I think I finally understand the point of the 'moving average' part of ARMA/ARIMA, but I wanted to confirm here, just in case I am still off.
Idea 1: Autoregressive processes are easy to motivate - future prices could reasonably be better predicted with current prices and perhaps the prices before today could paint an even more complete picture.
Idea 2: (Finite) moving average processes may not be as natural to motivate, but they have a lot of "niceness" properties due to the autocovariance vanishing beyond the specified window.
Idea 3: Any autoregressive process can be viewed as an $MA(\infty)$ and any moving average process can be viewed as an $AR(\infty)$ process. My understanding so far is that it's also a bit easier to deduce nice properties of $MA(\infty)$ processes from properties of their coefficients than it is for $AR(\infty)$ processes, even though they cover the exact same processes (which is why Wold's decomposition involves an $MA(\infty)$ instead of an $AR(\infty)$ term).

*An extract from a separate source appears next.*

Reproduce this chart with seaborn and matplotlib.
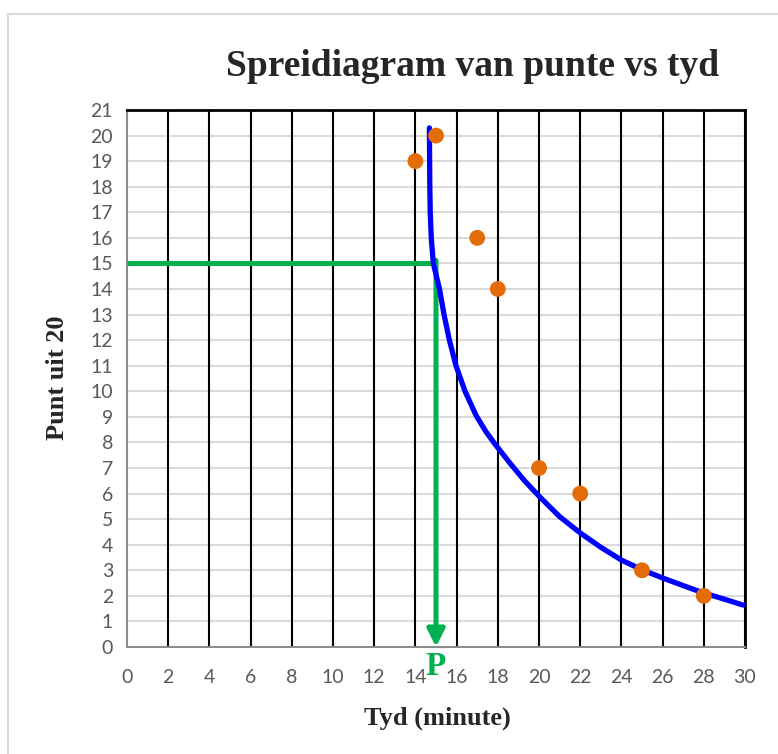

Key idea: The following is a reasonable model:
$x_t\sim \varepsilon_t + \sum\limits_{i>0} \alpha^i x_{t-i}$
for some $0<\alpha<1$. Using $L$ for the lag operator, this can be written:
$x_t=\varepsilon_t + \frac{1}{1-\alpha L} x_{t} - x_t$
and collecting terms:
$(1-2\alpha L)x_t=(1-\alpha L)\varepsilon_t$
which gives us
$x_t\sim 2\alpha x_{t-1} + \varepsilon_t - \alpha \varepsilon_{t-1}$
which is an $ARMA(1,1)$ model.
Punchline: Sometimes $AR(\infty)$ processes can be better approximated by rational functions in the $L$ operator than pure polynomials with the same number of terms. And multiplying both sides by the denominator of the rational function gives the "MA" side of the process.
Is there a bigger picture I'm missing?